Lovely stories, afgr, and thanks so much for these nice insights into this brilliant man. He sounds like exactly the kind of prof that made law school so invigorating.

You and I must be approximate contemporaries in law school (though I was on the Left Coast, not at UVA.) I remember the single, shared Lexis terminal in the library by my 2L days. It was so primitive that the primary use of it was similar to that of 12 S.2d – by far the most well-worn of the early reporters.

Comment from Afgr
Time: August 10, 2010, 6:40 pm

Yep, Pavel, he was fun.

My second summer I clerked at a high-fee downtown firm that subscribed to Lexis. One of the summer clerks used “full faith and credit” as a key-word-in-context search term. . .several hours later the terminal was still processing it. We’ve come a long way, baby!

Um. Are you familiar with United States ex.rel. Mayo v. Satan & His Staff?

Comment from Bill (still the .00358% of your traffic that’s from Iraq) T
Time: August 10, 2010, 10:24 pm

Needs four 19-shot rocket pods and eight TOW missile launchers for extra fearsomosity!

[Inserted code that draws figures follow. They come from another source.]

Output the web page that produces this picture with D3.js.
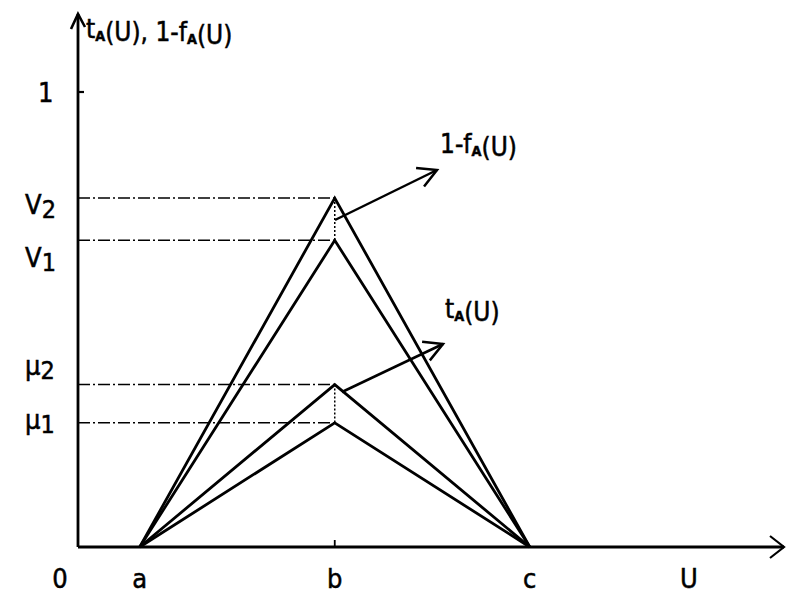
<!DOCTYPE html>
<html>
<head>
<meta charset="utf-8">
<script src="https://cdn.jsdelivr.net/npm/d3@7"></script>
<style>
  body { margin: 0; background: #fff; }
  svg text { font-family: "Liberation Sans Narrow", "DejaVu Sans Condensed", "Liberation Sans", sans-serif; fill: #000; stroke: #000; stroke-width: 0.5px; }
</style>
</head>
<body>
<svg id="chart" width="787" height="602"></svg>
<script>
// x positions along U (a, b, c) and the axis labels under them
var xLabels = ["0", "a", "b", "c", "U"];
var xValues = [0, 0.95, 3.95, 6.95, 9.4];

// peak heights at b for the four triangles
var peakNames = ["V2", "V1", "μ2", "μ1"];
var peakValues = [0.767, 0.674, 0.357, 0.273];

// pairs joined by the dotted segment at b
var pairs = [[0, 1], [2, 3]];

var width = 787, height = 602;
var svg = d3.select("#chart");

var x = d3.scaleLinear().domain([0, 10]).range([78, 728]);
var y = d3.scaleLinear().domain([0, 1]).range([547, 92]);

var aX = xValues[1], bX = xValues[2], cX = xValues[3];

// label nudges (px) so the names sit like in the drawing
var labelDy = [7, 18, -19, -3];

// --- axes ---
svg.append("line")
    .attr("x1", x(0)).attr("y1", y(0))
    .attr("x2", x(0)).attr("y2", 14)
    .attr("stroke", "#000").attr("stroke-width", 2.8);
svg.append("path")
    .attr("d", "M" + (x(0) - 7) + ",29 L" + x(0) + ",14 L" + (x(0) + 7) + ",27")
    .attr("fill", "none").attr("stroke", "#000").attr("stroke-width", 2.6);

svg.append("line")
    .attr("x1", x(0)).attr("y1", y(0))
    .attr("x2", 784).attr("y2", y(0))
    .attr("stroke", "#000").attr("stroke-width", 2.8);
svg.append("path")
    .attr("d", "M770,536 L784," + y(0) + " L770,558")
    .attr("fill", "none").attr("stroke", "#000").attr("stroke-width", 2.2);

// tick at 1 and tick at b
svg.append("line")
    .attr("x1", x(0)).attr("x2", x(0) + 6)
    .attr("y1", y(1)).attr("y2", y(1))
    .attr("stroke", "#000").attr("stroke-width", 2.2);
svg.append("line")
    .attr("x1", x(bX)).attr("x2", x(bX))
    .attr("y1", y(0) - 7).attr("y2", y(0))
    .attr("stroke", "#000").attr("stroke-width", 1.8);

// --- dash-dot guides from the y axis to the peaks ---
svg.selectAll("line.guide")
    .data(peakValues)
    .enter().append("line")
    .attr("class", "guide")
    .attr("x1", x(0)).attr("x2", x(bX))
    .attr("y1", function(d) { return y(d); })
    .attr("y2", function(d) { return y(d); })
    .attr("stroke", "#000").attr("stroke-width", 1.5)
    .attr("stroke-dasharray", "12,3,2,3");

// dotted verticals between peaks
svg.selectAll("line.dots")
    .data(pairs)
    .enter().append("line")
    .attr("class", "dots")
    .attr("x1", x(bX)).attr("x2", x(bX))
    .attr("y1", function(d) { return y(peakValues[d[0]]); })
    .attr("y2", function(d) { return y(peakValues[d[1]]); })
    .attr("stroke", "#000").attr("stroke-width", 1.5)
    .attr("stroke-dasharray", "2,2");

// --- triangles ---
var line = d3.line()
    .x(function(d) { return x(d[0]); })
    .y(function(d) { return y(d[1]); });

svg.selectAll("path.tri")
    .data(peakValues)
    .enter().append("path")
    .attr("class", "tri")
    .attr("d", function(v) { return line([[aX, 0], [bX, v], [cX, 0]]); })
    .attr("fill", "none").attr("stroke", "#000")
    .attr("stroke-width", 2.8).attr("stroke-linejoin", "miter");

// --- y labels ---
svg.append("text")
    .attr("x", 38).attr("y", y(1) + 10)
    .style("font-size", "27px").text("1");

peakNames.forEach(function(name, i) {
    var t = svg.append("text")
        .attr("x", 25)
        .attr("y", y(peakValues[i]) + labelDy[i] + 9)
        .style("font-size", "27px");
    t.append("tspan").text(name.charAt(0));
    t.append("tspan").attr("dy", 4).style("font-size", "25px").text(name.charAt(1));
});

// --- x labels ---
svg.selectAll("text.xl")
    .data(xLabels)
    .enter().append("text")
    .attr("class", "xl")
    .attr("x", function(d, i) { return x(xValues[i]); })
    .attr("y", 588)
    .attr("text-anchor", "middle")
    .style("font-size", "27px")
    .text(function(d) { return d; })
    .attr("dx", function(d, i) { return i === 0 ? -18 : 0; });

// axis title and curve labels with subscript A
function subLabel(x0, y0, parts, size) {
    var t = svg.append("text").attr("x", x0).attr("y", y0).style("font-size", size + "px");
    parts.forEach(function(p) {
        if (p.sub) {
            t.append("tspan").attr("dy", 3).style("font-size", (size * 0.55) + "px").style("font-weight", "bold").text(p.s);
            t.append("tspan").attr("dy", -3).text("");
        } else {
            t.append("tspan").text(p.s);
        }
    });
    return t;
}

subLabel(86, 38, [{s: "t"}, {s: "A", sub: true}, {s: "(U), 1-f"}, {s: "A", sub: true}, {s: "(U)"}], 26);
subLabel(440, 153, [{s: "1-f"}, {s: "A", sub: true}, {s: "(U)"}], 26);
subLabel(445, 318, [{s: "t"}, {s: "A", sub: true}, {s: "(U)"}], 26);

// --- pointer arrows ---
var arrows = [
    {from: [335, 220], to: [437, 170]},
    {from: [342, 392], to: [443, 344]}
];
arrows.forEach(function(a) {
    svg.append("line")
        .attr("x1", a.from[0]).attr("y1", a.from[1])
        .attr("x2", a.to[0]).attr("y2", a.to[1])
        .attr("stroke", "#000").attr("stroke-width", 2.5);
    var ang = Math.atan2(a.to[1] - a.from[1], a.to[0] - a.from[0]);
    var len = 21;
    var p1 = [a.to[0] - len * Math.cos(ang - 0.45), a.to[1] - len * Math.sin(ang - 0.45)];
    var p2 = [a.to[0] - len * Math.cos(ang + 0.55), a.to[1] - len * Math.sin(ang + 0.55)];
    svg.append("path")
        .attr("d", "M" + p1 + " L" + a.to + " L" + p2)
        .attr("fill", "none").attr("stroke", "#000").attr("stroke-width", 2.5);
});
</script>
</body>
</html>
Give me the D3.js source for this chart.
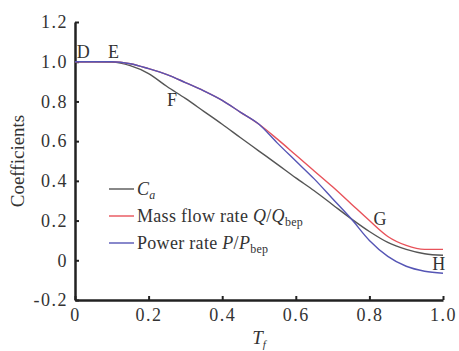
<!DOCTYPE html>
<html>
<head>
<meta charset="utf-8">
<script src="https://cdn.jsdelivr.net/npm/d3@7"></script>
<style>
  body { margin: 0; background: #fff; }
</style>
</head>
<body>
<div id="chart"></div>
<script>
// data
var tf     = [0, 0.05, 0.1, 0.15, 0.2, 0.25, 0.3, 0.35, 0.4, 0.45, 0.5, 0.55, 0.6, 0.65, 0.7, 0.75, 0.8, 0.85, 0.9, 0.95, 1.0];
var ca     = [1.0, 1.0, 0.998, 0.98, 0.94, 0.875, 0.815, 0.75, 0.685, 0.617, 0.55, 0.483, 0.415, 0.35, 0.28, 0.21, 0.145, 0.09, 0.055, 0.033, 0.025];
var massQ  = [1.0, 1.0, 1.0, 0.99, 0.965, 0.935, 0.895, 0.853, 0.805, 0.745, 0.685, 0.61, 0.53, 0.45, 0.37, 0.285, 0.2, 0.12, 0.075, 0.055, 0.055];
var powerP = [1.0, 1.0, 1.0, 0.99, 0.965, 0.935, 0.895, 0.853, 0.805, 0.745, 0.685, 0.59, 0.5, 0.41, 0.31, 0.21, 0.1, 0.02, -0.03, -0.055, -0.065];

var xTicks = [0, 0.2, 0.4, 0.6, 0.8, 1.0];
var xTickLabels = ["0", "0.2", "0.4", "0.6", "0.8", "1.0"];
var yTicks = [-0.2, 0, 0.2, 0.4, 0.6, 0.8, 1.0, 1.2];
var yTickLabels = ["-0.2", "0", "0.2", "0.4", "0.6", "0.8", "1.0", "1.2"];

// point labels on the curves
var pointNames = ["D", "E", "F", "G", "H"];
var pointX = [0.005, 0.09, 0.25, 0.811, 0.971];
var pointY = [1.02, 1.02, 0.777, 0.18, -0.05];

var serif = "Liberation Serif, DejaVu Serif, serif";
var w = 459, h = 351;
var margin = { top: 22, right: 16, bottom: 51, left: 75 };

var svg = d3.select("#chart").append("svg")
    .attr("width", w)
    .attr("height", h)
    .attr("font-family", serif);

var x = d3.scaleLinear().domain([0, 1]).range([margin.left, w - margin.right]);
var y = d3.scaleLinear().domain([-0.2, 1.2]).range([h - margin.bottom, margin.top]);

// axes
var xAxis = svg.append("g")
    .attr("transform", "translate(0," + y(-0.2) + ")")
    .call(d3.axisBottom(x).tickValues(xTicks)
        .tickFormat(function(d, i) { return xTickLabels[i]; })
        .tickSizeInner(-4).tickSizeOuter(0).tickPadding(8));

var yAxis = svg.append("g")
    .attr("transform", "translate(" + x(0) + ",0)")
    .call(d3.axisLeft(y).tickValues(yTicks)
        .tickFormat(function(d, i) { return yTickLabels[i]; })
        .tickSizeInner(-4).tickSizeOuter(0).tickPadding(7));

[xAxis, yAxis].forEach(function(g) {
    g.attr("font-family", serif).attr("font-size", 18);
    g.select(".domain").attr("stroke", "#222").attr("stroke-width", 2.5);
    g.selectAll(".tick line").attr("stroke", "#222").attr("stroke-width", 2);
    g.selectAll(".tick text").attr("fill", "#333").attr("letter-spacing", 1.5);
});

// axis titles
svg.append("text")
    .attr("transform", "translate(24," + y(0.5) + ") rotate(-90)")
    .attr("text-anchor", "middle")
    .attr("font-size", 19)
    .attr("fill", "#333")
    .text("Coefficients");

var xt = svg.append("text")
    .attr("x", x(0.5))
    .attr("y", 344)
    .attr("text-anchor", "middle")
    .attr("font-size", 19)
    .attr("fill", "#333")
    .attr("font-style", "italic");
xt.append("tspan").text("T");
xt.append("tspan").attr("dy", 4).attr("font-size", 11).text("f");

// curves
var series = [
    { name: "ca", values: ca, color: "#555555" },
    { name: "mass", values: massQ, color: "#e8525a" },
    { name: "power", values: powerP, color: "#5555b5" }
];

var line = d3.line()
    .x(function(d) { return x(d[0]); })
    .y(function(d) { return y(d[1]); })
    .curve(d3.curveMonotoneX);

series.forEach(function(s) {
    svg.append("path")
        .datum(tf.map(function(t, i) { return [t, s.values[i]]; }))
        .attr("d", line)
        .attr("fill", "none")
        .attr("stroke", s.color)
        .attr("stroke-width", 1.4);
});

// point labels
pointNames.forEach(function(n, i) {
    svg.append("text")
        .attr("x", x(pointX[i]))
        .attr("y", y(pointY[i]))
        .attr("font-size", 18)
        .attr("fill", "#333")
        .text(n);
});

// legend
var legX = 109, legY = 189, legStep = 27;
var legItems = [
    { color: "#555555", parts: [["C", "italic", 0], ["a", "italic", 1]] },
    { color: "#e8525a", parts: [["Mass flow rate ", "normal", 0], ["Q", "italic", 0], ["/", "normal", 0], ["Q", "italic", 0], ["bep", "normal", 1]] },
    { color: "#5555b5", parts: [["Power rate ", "normal", 0], ["P", "italic", 0], ["/", "normal", 0], ["P", "italic", 0], ["bep", "normal", 1]] }
];

legItems.forEach(function(item, i) {
    var ly = legY + i * legStep;
    svg.append("line")
        .attr("x1", legX).attr("x2", legX + 25)
        .attr("y1", ly).attr("y2", ly)
        .attr("stroke", item.color)
        .attr("stroke-width", 1.4);
    var t = svg.append("text")
        .attr("x", legX + 28)
        .attr("y", ly + 6)
        .attr("font-size", 18)
        .attr("letter-spacing", 0.3)
        .attr("fill", "#333");
    var sub = false;
    item.parts.forEach(function(p) {
        var ts = t.append("tspan").attr("font-style", p[1]).text(p[0]);
        if (p[2] && !sub) { ts.attr("dy", 4).attr("font-size", 12); sub = true; }
        else if (!p[2] && sub) { ts.attr("dy", -4); sub = false; }
    });
});
</script>
</body>
</html>
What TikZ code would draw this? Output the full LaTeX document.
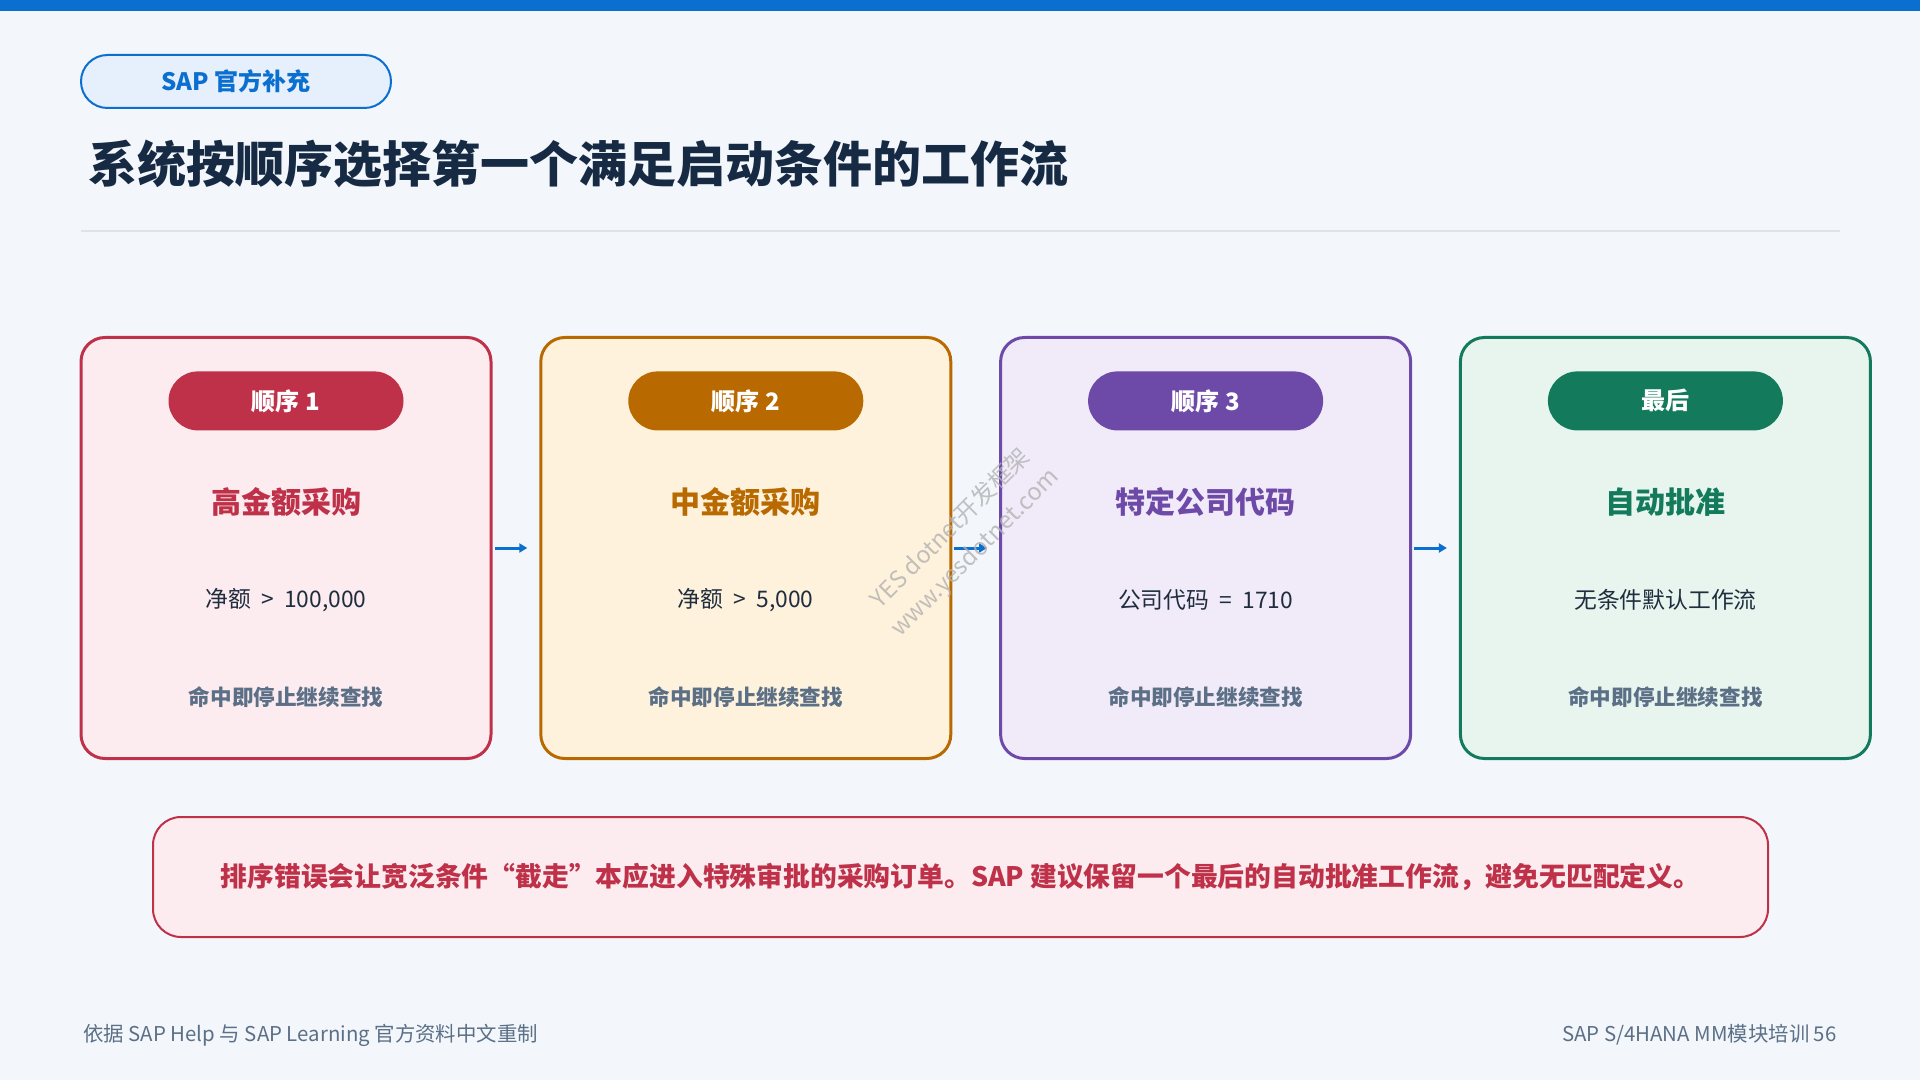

And a trap door to unleash the rabid zombie camel spiders!

Comment from Pavel
Time: August 10, 2010, 11:15 pm

Afgr – I had seen that at one point. Pretty funny. There are a few howlers out there. Judge John Kane from D. Colo. has written some very clever opinions; 588 F. Supp. 1152 is worth reading for the footnotes alone.

Comment from Afgr
Time: August 10, 2010, 11:44 pm

Pavel–well, during our first year our professors (I don’t remember which–it may have been Ed Levy) shared two humorous items with us. One was U.S. ex. rel Mayo. The other was “The Common-Law Origins of the Infield Fly Rule,” http://www.pennumbra.com/issues/pdfs/157-1/Infield_Fly_Rule.pdf

As I knew nothing about baseball, the latter didn’t make much impression on me; but I’ve watched a couple of movies and read a couple of novels and short stories since (and been to 2 actual games!), so the Kane opinion footnotes are making some sense to me. . .and I just went looking for that link in case noone ever shared it with you.

Comment from BeckoningChasm
Time: August 11, 2010, 3:01 am

That picture is totally awesome. The antennae give it the winning edge.

Comment from Gromulin
Time: August 11, 2010, 4:57 am

Cyborg Scalia, Bolton, Christie and Smeaton.

They’ll set aboot you!

Comment from HoundOfDoom
Time: August 11, 2010, 4:24 pm

Awesome tipped awesome!

What happened to his eye? Did it look too long on Helen Thomas?

Comment from Pablo
Time: August 12, 2010, 2:52 am


Ruth Bader Ginsberg is not and can never be a cyborg….

Oh, nononononononono. 8 more 50 foot cyborg Scalias.

If you’re gonna go, you might as well go all in.